(THE REQUEST): Only the pictures are to be left out; set down the rest of the records exactly.

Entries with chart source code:
## START
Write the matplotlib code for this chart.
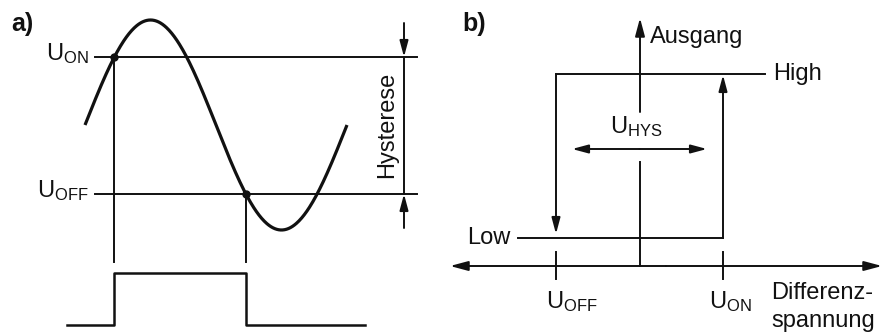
import numpy as np
import matplotlib
matplotlib.use("Agg")
import matplotlib.pyplot as plt

plt.rcParams['font.family'] = ['Liberation Sans', 'DejaVu Sans']
plt.rcParams['mathtext.default'] = 'regular'

# ---------------- panel a) values (pixel space) ----------------
sine_start, sine_period = 85, 262
sine_center, sine_amp = 125, 105
u_on_level, u_off_level = 57, 194
line_x_range = [95, 417]
pulse_x_range = [67, 365]
pulse_low, pulse_high = 325, 273
drop_bottom = 262
dim_x, dim_top, dim_bottom = 404, 23, 228

# ---------------- panel b) values ----------------
axis_y, axis_x = 266, 640
axis_x_range = [450, 882]
axis_top = 18
gap_top, gap_bottom = 112, 162
high_level, low_level = 74, 238
off_x, on_x = 556, 723
high_line = [556, 765]
low_line = [518, 723]
hys_y, hys_range = 149, [572, 707]
tick_span = [252, 279]

C = '#111111'
LW = 1.4

fig = plt.figure(figsize=(8.83, 3.34), dpi=100)
ax = fig.add_axes([0, 0, 1, 1])
ax.set_xlim(0, 883)
ax.set_ylim(334, 0)
ax.axis('off')

def arrow(x0, y0, x1, y1, lw=LW, hl=0.6, hw=0.16, ms=16):
    ax.annotate('', xy=(x1, y1), xytext=(x0, y0),
                arrowprops=dict(arrowstyle=f'-|>,head_length={hl},head_width={hw}',
                                color=C, lw=lw, shrinkA=0, shrinkB=0,
                                mutation_scale=ms))

FS = 17

# ---- panel a ----
ax.text(11, 24, 'a)', fontsize=18, fontweight='bold', ha='left', va='center', color=C)
xs = np.linspace(sine_start, sine_start + sine_period, 400)
ys = sine_center - sine_amp * np.sin(2 * np.pi * (xs - sine_start) / sine_period)
ax.plot(xs, ys, color=C, lw=2.3, solid_capstyle='butt')

x_on = sine_start + np.arcsin((sine_center - u_on_level) / sine_amp) / (2 * np.pi) * sine_period
x_off = sine_start + (np.pi + np.arcsin((u_off_level - sine_center) / sine_amp)) / (2 * np.pi) * sine_period

for lvl in (u_on_level, u_off_level):
    ax.plot(line_x_range, [lvl, lvl], color=C, lw=LW)
ax.plot([x_on, x_on], [u_on_level, drop_bottom], color=C, lw=LW)
ax.plot([x_off, x_off], [u_off_level, drop_bottom], color=C, lw=LW)
ax.plot([x_on, x_off], [u_on_level, u_off_level], 'o', color=C, ms=5)

ax.plot([pulse_x_range[0], x_on, x_on, x_off, x_off, pulse_x_range[1]],
        [pulse_low, pulse_low, pulse_high, pulse_high, pulse_low, pulse_low],
        color=C, lw=1.8)

ax.text(89, u_on_level - 3, r'$U_{ON}$', fontsize=FS, ha='right', va='center', color=C)
ax.text(89, u_off_level - 3, r'$U_{OFF}$', fontsize=FS, ha='right', va='center', color=C)

# dimension
ax.plot([dim_x, dim_x], [u_on_level, u_off_level], color=C, lw=LW)
arrow(dim_x, dim_top, dim_x, u_on_level)
arrow(dim_x, dim_bottom, dim_x, u_off_level)
ax.text(387, 125, 'Hysterese', fontsize=FS, rotation=90, ha='center', va='center', color=C)

# ---- panel b ----
ax.text(462, 24, 'b)', fontsize=18, fontweight='bold', ha='left', va='center', color=C)
mid = (axis_x_range[0] + axis_x_range[1]) / 2
arrow(mid, axis_y, axis_x_range[0], axis_y, ms=18)
arrow(mid, axis_y, axis_x_range[1], axis_y, ms=18)
ax.plot([axis_x, axis_x], [axis_y, gap_bottom], color=C, lw=LW)
arrow(axis_x, gap_top, axis_x, axis_top, ms=18)
ax.text(650, 37, 'Ausgang', fontsize=FS, ha='left', va='center', color=C)

ax.plot(high_line, [high_level, high_level], color=C, lw=LW)
ax.plot(low_line, [low_level, low_level], color=C, lw=LW)
arrow(off_x, high_level, off_x, low_level - 4)
arrow(on_x, low_level, on_x, high_level + 1)
ax.text(773, high_level, 'High', fontsize=FS, ha='left', va='center', color=C)
ax.text(510, low_level, 'Low', fontsize=FS, ha='right', va='center', color=C)

arrow((hys_range[0] + hys_range[1]) / 2, hys_y, hys_range[0], hys_y)
arrow((hys_range[0] + hys_range[1]) / 2, hys_y, hys_range[1], hys_y)
ax.text(636, 127, r'$U_{HYS}$', fontsize=FS, ha='center', va='center', color=C)

for tx in (off_x, on_x):
    ax.plot([tx, tx], tick_span, color=C, lw=LW)
ax.text(546, 302, r'$U_{OFF}$', fontsize=FS, ha='left', va='center', color=C)
ax.text(709, 302, r'$U_{ON}$', fontsize=FS, ha='left', va='center', color=C)
ax.text(771, 293, 'Differenz-', fontsize=FS, ha='left', va='center', color=C)
ax.text(771, 321, 'spannung', fontsize=FS, ha='left', va='center', color=C)

fig.savefig('out.png', dpi=100, facecolor='white')
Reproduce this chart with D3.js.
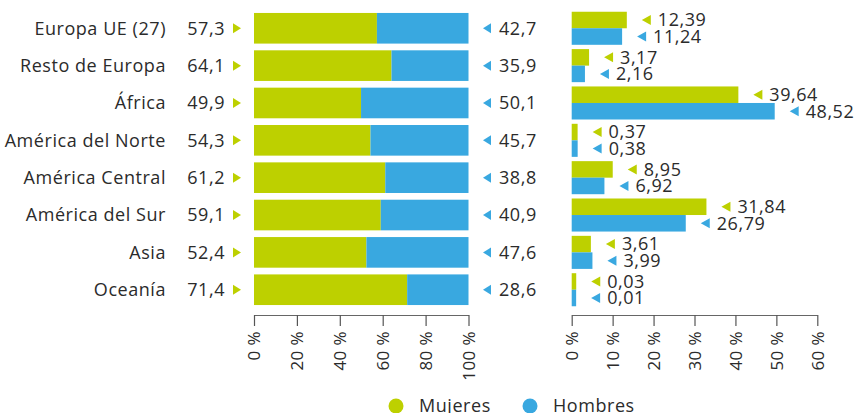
## END
(SOLUTION TO THE PROBLEM):
Write the matplotlib code for this chart.
import numpy as np
import matplotlib
matplotlib.use("Agg")
import matplotlib.pyplot as plt

plt.rcParams['font.family'] = ['Liberation Sans', 'DejaVu Sans']
plt.rcParams['mathtext.default'] = 'regular'

# ---------------- panel a) values (pixel space) ----------------
sine_start, sine_period = 85, 262
sine_center, sine_amp = 125, 105
u_on_level, u_off_level = 57, 194
line_x_range = [95, 417]
pulse_x_range = [67, 365]
pulse_low, pulse_high = 325, 273
drop_bottom = 262
dim_x, dim_top, dim_bottom = 404, 23, 228

# ---------------- panel b) values ----------------
axis_y, axis_x = 266, 640
axis_x_range = [450, 882]
axis_top = 18
gap_top, gap_bottom = 112, 162
high_level, low_level = 74, 238
off_x, on_x = 556, 723
high_line = [556, 765]
low_line = [518, 723]
hys_y, hys_range = 149, [572, 707]
tick_span = [252, 279]

C = '#111111'
LW = 1.4

fig = plt.figure(figsize=(8.83, 3.34), dpi=100)
ax = fig.add_axes([0, 0, 1, 1])
ax.set_xlim(0, 883)
ax.set_ylim(334, 0)
ax.axis('off')

def arrow(x0, y0, x1, y1, lw=LW, hl=0.6, hw=0.16, ms=16):
    ax.annotate('', xy=(x1, y1), xytext=(x0, y0),
                arrowprops=dict(arrowstyle=f'-|>,head_length={hl},head_width={hw}',
                                color=C, lw=lw, shrinkA=0, shrinkB=0,
                                mutation_scale=ms))

FS = 17

# ---- panel a ----
ax.text(11, 24, 'a)', fontsize=18, fontweight='bold', ha='left', va='center', color=C)
xs = np.linspace(sine_start, sine_start + sine_period, 400)
ys = sine_center - sine_amp * np.sin(2 * np.pi * (xs - sine_start) / sine_period)
ax.plot(xs, ys, color=C, lw=2.3, solid_capstyle='butt')

x_on = sine_start + np.arcsin((sine_center - u_on_level) / sine_amp) / (2 * np.pi) * sine_period
x_off = sine_start + (np.pi + np.arcsin((u_off_level - sine_center) / sine_amp)) / (2 * np.pi) * sine_period

for lvl in (u_on_level, u_off_level):
    ax.plot(line_x_range, [lvl, lvl], color=C, lw=LW)
ax.plot([x_on, x_on], [u_on_level, drop_bottom], color=C, lw=LW)
ax.plot([x_off, x_off], [u_off_level, drop_bottom], color=C, lw=LW)
ax.plot([x_on, x_off], [u_on_level, u_off_level], 'o', color=C, ms=5)

ax.plot([pulse_x_range[0], x_on, x_on, x_off, x_off, pulse_x_range[1]],
        [pulse_low, pulse_low, pulse_high, pulse_high, pulse_low, pulse_low],
        color=C, lw=1.8)

ax.text(89, u_on_level - 3, r'$U_{ON}$', fontsize=FS, ha='right', va='center', color=C)
ax.text(89, u_off_level - 3, r'$U_{OFF}$', fontsize=FS, ha='right', va='center', color=C)

# dimension
ax.plot([dim_x, dim_x], [u_on_level, u_off_level], color=C, lw=LW)
arrow(dim_x, dim_top, dim_x, u_on_level)
arrow(dim_x, dim_bottom, dim_x, u_off_level)
ax.text(387, 125, 'Hysterese', fontsize=FS, rotation=90, ha='center', va='center', color=C)

# ---- panel b ----
ax.text(462, 24, 'b)', fontsize=18, fontweight='bold', ha='left', va='center', color=C)
mid = (axis_x_range[0] + axis_x_range[1]) / 2
arrow(mid, axis_y, axis_x_range[0], axis_y, ms=18)
arrow(mid, axis_y, axis_x_range[1], axis_y, ms=18)
ax.plot([axis_x, axis_x], [axis_y, gap_bottom], color=C, lw=LW)
arrow(axis_x, gap_top, axis_x, axis_top, ms=18)
ax.text(650, 37, 'Ausgang', fontsize=FS, ha='left', va='center', color=C)

ax.plot(high_line, [high_level, high_level], color=C, lw=LW)
ax.plot(low_line, [low_level, low_level], color=C, lw=LW)
arrow(off_x, high_level, off_x, low_level - 4)
arrow(on_x, low_level, on_x, high_level + 1)
ax.text(773, high_level, 'High', fontsize=FS, ha='left', va='center', color=C)
ax.text(510, low_level, 'Low', fontsize=FS, ha='right', va='center', color=C)

arrow((hys_range[0] + hys_range[1]) / 2, hys_y, hys_range[0], hys_y)
arrow((hys_range[0] + hys_range[1]) / 2, hys_y, hys_range[1], hys_y)
ax.text(636, 127, r'$U_{HYS}$', fontsize=FS, ha='center', va='center', color=C)

for tx in (off_x, on_x):
    ax.plot([tx, tx], tick_span, color=C, lw=LW)
ax.text(546, 302, r'$U_{OFF}$', fontsize=FS, ha='left', va='center', color=C)
ax.text(709, 302, r'$U_{ON}$', fontsize=FS, ha='left', va='center', color=C)
ax.text(771, 293, 'Differenz-', fontsize=FS, ha='left', va='center', color=C)
ax.text(771, 321, 'spannung', fontsize=FS, ha='left', va='center', color=C)

fig.savefig('out.png', dpi=100, facecolor='white')
Reproduce this chart with D3.js.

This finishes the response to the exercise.